It's the first time since Gen. Dwight D. Eisenhower visited in the 1940s that such a high-ranking official as been to the Tooele installation, said spokeswoman Kathy Anderson.

Depot commander Col. Christopher O. Mohan extended an invitation to the groundbreaking when he learned Dempsey would be in Utah for other engagements, Anderson said.

According to a spokesman for Dempsey, the chairman will meet privately with business and community leaders while in the state that day.

He will be joined in Tooele by Katherine Hammack, assistant secretary of the Army for installations, energy and the environment.

While Dempsey's presence signals the Department of Defense's emphasis on renewable energy, the project is a big deal for another reason.

It will be one of the larger solar power installations in Utah, and will mean a 15 percent increase in the state's solar generating capacity.

Taken together, all Utah solar power producers, including homes and larger ones such as those at the Calvin L. Rampton Salt Palace Convention Center and Draper's Ikea store, have the capacity to produce 10 megawatts of electricity, said Sara Baldwin, senior policy and regulatory associate for the nonprofit Utah Clean Energy. That's enough to power several thousand homes.

"We commend the leadership of the depot and the whole military," said Baldwin.

Tom Turner, garrison manager for Tooele Army Depot, said construction should begin this fall to erect the 430 dish-like solar collectors, and electricity should be flowing by next summer.

The array is expected to provide 30 percent of the depot's electricity, as is a wind turbine built in 2010. Both will have a 1.5 megawatt capacity, enough to provide power to 300 to 400 homes. The turbine has had some "bugs," but soon should be producing at full capacity, he said.

The Department of Defense has a goal of building renewable energy projects that can produce 1 gigawatt of electricity by 2025. A gigawatt is 1,000 megawatts. Tooele Army Depot is among 17 installations where pilot renewable energy projects are under way as part of a Net Zero program.

The goal is to have each of those installations produce as much power as they use, which Turner said will happen at Tooele within a decade through a combination of wind and solar power, conservation, and conversion of old furnaces to natural gas and electricity.

The solar array will go in an energy corridor not far from the depot's administrative offices on the outskirts of Tooele, Turner said. The wind turbine is also in that corridor.

Unlike many solar projects around the country, Tooele's will use a technology that relies on dish-like collectors with Stirling engines.

"We believe it's a better alternative to the other types of solar panels," said Turner. "We think we can produce more electricity for the money."

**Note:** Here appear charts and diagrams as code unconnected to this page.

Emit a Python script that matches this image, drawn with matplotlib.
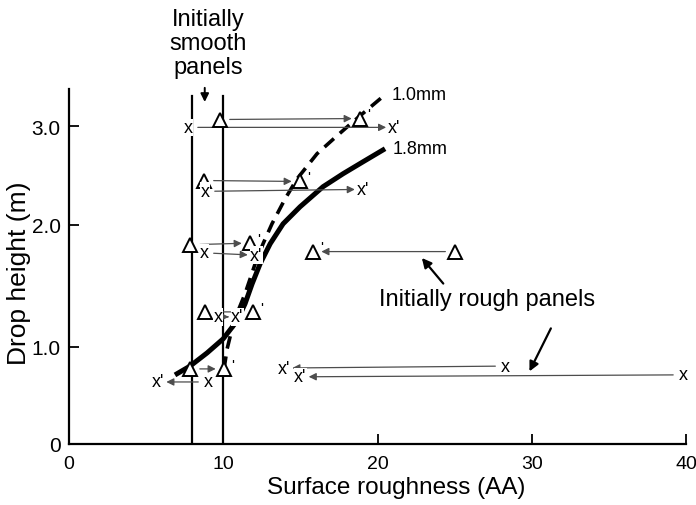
import numpy as np
import matplotlib
matplotlib.use("Agg")
import matplotlib.pyplot as plt
from matplotlib.scale import FuncScale

plt.rcParams['font.family'] = ['Liberation Sans', 'DejaVu Sans']

# ---- data ----
# 1.0 mm drop curve (dashed)
curve10_x = [10.05, 10.25, 10.57, 10.96, 11.41, 11.74, 12.13, 12.58, 13.16, 14.01, 14.79, 16.08, 17.38, 18.42, 20.49]
curve10_y = [0.771, 0.976, 1.146, 1.293, 1.433, 1.556, 1.704, 1.844, 2.01, 2.264, 2.468, 2.722, 2.905, 3.048, 3.322]
# 1.8 mm drop curve (solid)
curve18_x = [6.87, 7.85, 8.95, 9.99, 10.89, 11.41, 11.87, 12.39, 13.04, 13.88, 14.98, 16.47, 17.77, 19.07, 20.49]
curve18_y = [0.709, 0.80, 0.935, 1.063, 1.211, 1.351, 1.515, 1.68, 1.844, 2.01, 2.183, 2.387, 2.519, 2.641, 2.773]

# triangle panels: initial -> after (primed)
tri_x0 = [9.79, 8.75, 7.85, 25.03, 8.82, 7.85]
tri_y0 = [3.07, 2.45, 1.836, 1.78, 1.285, 0.771]
tri_x1 = [18.87, 14.98, 11.74, 15.82, 11.93, 10.05]
tri_y1 = [3.08, 2.44, 1.85, 1.78, 1.285, 0.771]

# x panels: initial -> after (primed)
xp_x0 = [7.72, 8.82, 8.75, 9.66, 9.01, 28.27, 39.8]
xp_y0 = [2.99, 2.34, 1.77, 1.244, 0.637, 0.80, 0.71]
xp_x1 = [21.1, 19.07, 12.13, 10.9, 5.77, 13.94, 15.0]
xp_y1 = [2.99, 2.36, 1.75, 1.244, 0.637, 0.78, 0.69]

smooth_lines_x = [8, 10]
x_ticks = [0, 10, 20, 30, 40]
x_ticklabels = ["0", "10", "20", "30", "40"]
y_ticks = [0, 1, 2, 3]
y_ticklabels = ["0", "1.0", "2.0", "3.0"]

# non-uniform vertical axis of the original figure
Y_KNOTS = [-10, 0, 1, 2, 3, 10]
Y_POS = [-9.73, 0, 0.973, 2.19, 3.173, 3.173 + 7 * 0.983]


def fwd(y):
    return np.interp(y, Y_KNOTS, Y_POS)


def inv(p):
    return np.interp(p, Y_POS, Y_KNOTS)


fig = plt.figure(figsize=(6.96, 5.06), dpi=100)
ax = fig.add_axes([69 / 696, 61 / 506, 617 / 696, 355 / 506])
ax.set_yscale(FuncScale(ax, (fwd, inv)))
ax.set_xlim(0, 40)
ax.set_ylim(0, 3.38)

for s in ['top', 'right']:
    ax.spines[s].set_visible(False)
for s in ['left', 'bottom']:
    ax.spines[s].set_linewidth(1.6)

ax.set_xticks(x_ticks)
ax.set_xticklabels(x_ticklabels)
ax.set_yticks(y_ticks)
ax.set_yticklabels(y_ticklabels)
ax.tick_params(direction='in', length=7, width=1.3)
ax.tick_params(axis='x', labelsize=14, pad=8)
ax.tick_params(axis='y', labelsize=15, pad=6)
ax.set_xlabel("Surface roughness (AA)", fontsize=17.5)
ax.set_ylabel("Drop height (m)", fontsize=19)
ax.xaxis.set_label_coords(0.53, -0.09)
ax.yaxis.set_label_coords(-0.062, 0.485)

# vertical lines for initially smooth panels
for xv in smooth_lines_x:
    ax.plot([xv, xv], [0, 3.31], color='black', lw=1.6, zorder=2)

# curves
ax.plot(curve18_x, curve18_y, color='black', lw=3.6, solid_capstyle='butt', zorder=3)
ax.plot(curve10_x, curve10_y, color='black', lw=2.6, dashes=(3.5, 2.2), zorder=3)
ax.text(20.9, 3.322, "1.0mm", fontsize=13, va='center', ha='left')
ax.text(21.0, 2.773, "1.8mm", fontsize=13, va='center', ha='left')

arrow_kw = dict(arrowstyle='-|>', lw=0.9, color='0.3', mutation_scale=11,
                shrinkA=7, shrinkB=6)

# triangle markers and arrows
for x0, y0, x1, y1 in zip(tri_x0, tri_y0, tri_x1, tri_y1):
    ax.annotate('', xy=(x1, y1), xytext=(x0, y0), arrowprops=arrow_kw, zorder=4)
ax.plot(tri_x0, tri_y0, ls='none', marker='^', ms=10, mfc='white', mec='black', mew=1.4, zorder=5)
ax.plot(tri_x1, tri_y1, ls='none', marker='^', ms=10, mfc='white', mec='black', mew=1.4, zorder=5)
for x1, y1 in zip(tri_x1, tri_y1):
    ax.annotate("'", xy=(x1, y1), xytext=(5, 3), textcoords='offset points',
                fontsize=11, ha='left', va='center', zorder=6)

# x markers and arrows
for x0, y0, x1, y1 in zip(xp_x0, xp_y0, xp_x1, xp_y1):
    ax.annotate('', xy=(x1, y1), xytext=(x0, y0), arrowprops=arrow_kw, zorder=4)
for x0, y0 in zip(xp_x0, xp_y0):
    ax.text(x0, y0, "x", fontsize=13, ha='center', va='center', zorder=6,
            bbox=dict(boxstyle='square,pad=0.02', fc='white', ec='none'))
for x1, y1 in zip(xp_x1, xp_y1):
    ax.text(x1, y1, "x'", fontsize=13, ha='center', va='center', zorder=6,
            bbox=dict(boxstyle='square,pad=0.02', fc='white', ec='none'))

# annotations
ax.text(9.0, 3.85, "Initially\nsmooth\npanels", fontsize=17, ha='center', va='center',
        linespacing=1.12, clip_on=False)
ax.annotate('', xy=(8.8, 3.22), xytext=(8.8, 3.42), annotation_clip=False,
            arrowprops=dict(arrowstyle='-|>', lw=1.4, color='black', mutation_scale=12))

ax.text(27.1, 1.39, "Initially rough panels", fontsize=17, ha='center', va='center')
ax.annotate('', xy=(22.76, 1.745), xytext=(24.38, 1.50),
            arrowprops=dict(arrowstyle='-|>', lw=1.6, color='black', mutation_scale=14))
ax.annotate('', xy=(29.77, 0.72), xytext=(31.32, 1.17),
            arrowprops=dict(arrowstyle='-|>', lw=1.6, color='black', mutation_scale=14))

fig.savefig("out.png", dpi=100)
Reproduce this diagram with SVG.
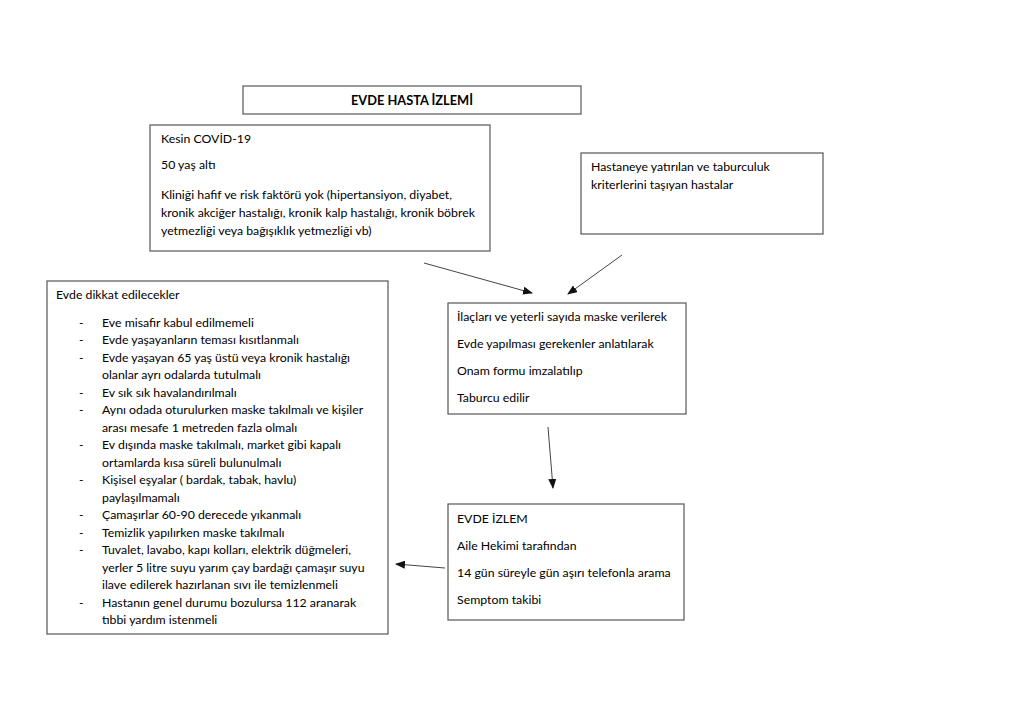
<svg xmlns="http://www.w3.org/2000/svg" width="1024" height="723" viewBox="0 0 1024 723">
<style>
.box{fill:#fff;stroke:#555;stroke-width:1.2}
text{font-family:Lato,"Liberation Sans",sans-serif;font-size:12.3px;fill:#000}
.b{font-weight:bold;font-size:12.8px}
.c{stroke:#444;stroke-width:1;fill:none;marker-end:url(#ah)}
</style>
<defs>
<marker id="ah" markerWidth="10" markerHeight="8" refX="9" refY="4" orient="auto" markerUnits="userSpaceOnUse">
<path d="M0,0 L10,4 L0,8 Z" fill="#111"/>
</marker>
</defs>
<rect width="1024" height="723" fill="#fff"/>
<g id="title">
<rect class="box" x="243" y="86" width="338" height="28"/>
<text class="b" x="412" y="105" text-anchor="middle">EVDE HASTA İZLEMİ</text>
</g>
<g id="kesin">
<rect class="box" x="150" y="125" width="340" height="126"/>
<text x="161" y="143">Kesin COVİD-19</text>
<text x="161" y="169">50 yaş altı</text>
<text x="161" y="199">Kliniği hafif ve risk faktörü yok (hipertansiyon, diyabet,</text>
<text x="161" y="217">kronik akciğer hastalığı, kronik kalp hastalığı, kronik böbrek</text>
<text x="161" y="235">yetmezliği veya bağışıklık yetmezliği vb)</text>
</g>
<g id="hastane">
<rect class="box" x="581" y="153" width="242" height="81"/>
<text x="591" y="171">Hastaneye yatırılan ve taburculuk</text>
<text x="591" y="189">kriterlerini taşıyan hastalar</text>
</g>
<g id="taburcu">
<rect class="box" x="448" y="303" width="238" height="111"/>
<text x="457" y="321">İlaçları ve yeterli sayıda maske verilerek</text>
<text x="457" y="348">Evde yapılması gerekenler anlatılarak</text>
<text x="457" y="375">Onam formu imzalatılıp</text>
<text x="457" y="402">Taburcu edilir</text>
</g>
<g id="izlem">
<rect class="box" x="448" y="504" width="236" height="116"/>
<text x="457" y="523">EVDE İZLEM</text>
<text x="457" y="550">Aile Hekimi tarafından</text>
<text x="457" y="577">14 gün süreyle gün aşırı telefonla arama</text>
<text x="457" y="604">Semptom takibi</text>
</g>
<g id="dikkat">
<rect class="box" x="47" y="281" width="341" height="353"/>
<text x="56" y="299">Evde dikkat edilecekler</text>
<g>
<text x="79" y="326.5">-</text><text x="102" y="326.5">Eve misafir kabul edilmemeli</text>
<text x="79" y="344">-</text><text x="102" y="344">Evde yaşayanların teması kısıtlanmalı</text>
<text x="79" y="361.5">-</text><text x="102" y="361.5">Evde yaşayan 65 yaş üstü veya kronik hastalığı</text>
<text x="102" y="379">olanlar ayrı odalarda tutulmalı</text>
<text x="79" y="396.5">-</text><text x="102" y="396.5">Ev sık sık havalandırılmalı</text>
<text x="79" y="414">-</text><text x="102" y="414">Aynı odada oturulurken maske takılmalı ve kişiler</text>
<text x="102" y="431.5">arası mesafe 1 metreden fazla olmalı</text>
<text x="79" y="449">-</text><text x="102" y="449">Ev dışında maske takılmalı, market gibi kapalı</text>
<text x="102" y="466.5">ortamlarda kısa süreli bulunulmalı</text>
<text x="79" y="484">-</text><text x="102" y="484">Kişisel eşyalar ( bardak, tabak, havlu)</text>
<text x="102" y="501.5">paylaşılmamalı</text>
<text x="79" y="519">-</text><text x="102" y="519">Çamaşırlar 60-90 derecede yıkanmalı</text>
<text x="79" y="536.5">-</text><text x="102" y="536.5">Temizlik yapılırken maske takılmalı</text>
<text x="79" y="554">-</text><text x="102" y="554">Tuvalet, lavabo, kapı kolları, elektrik düğmeleri,</text>
<text x="102" y="571.5">yerler 5 litre suyu yarım çay bardağı çamaşır suyu</text>
<text x="102" y="589">ilave edilerek hazırlanan sıvı ile temizlenmeli</text>
<text x="79" y="606.5">-</text><text x="102" y="606.5">Hastanın genel durumu bozulursa 112 aranarak</text>
<text x="102" y="624">tıbbi yardım istenmeli</text>
</g>
</g>
<g id="connectors">
<line class="c" x1="424" y1="263" x2="532" y2="293"/>
<line class="c" x1="622" y1="255" x2="568" y2="294"/>
<line class="c" x1="548" y1="427" x2="553" y2="488"/>
<line class="c" x1="445" y1="568" x2="396" y2="564"/>
</g>
</svg>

The Army Corps of Engineers, which is acting as construction manager for the project, has not yet signed a contract, but Tooele Army Depot identified the contractor as Infinia, an Ogden-based company led by Mike Ward, former president of Autoliv Americas.

About Tooele Army Depot

The depot covers 24,000 acres on the west side of Tooele, and is the only government depot west of the Mississippi that stores, ships and removes explosives from such ammunition as land mines and bombs. It also designs and manufactures equipment for handling the ammunition. It has 550 civilian employees, and hosts 97 tenant and 60 contractor employees. Historically, the depot maintained large vehicles for the Army, but that mission ended in the mid-1990s.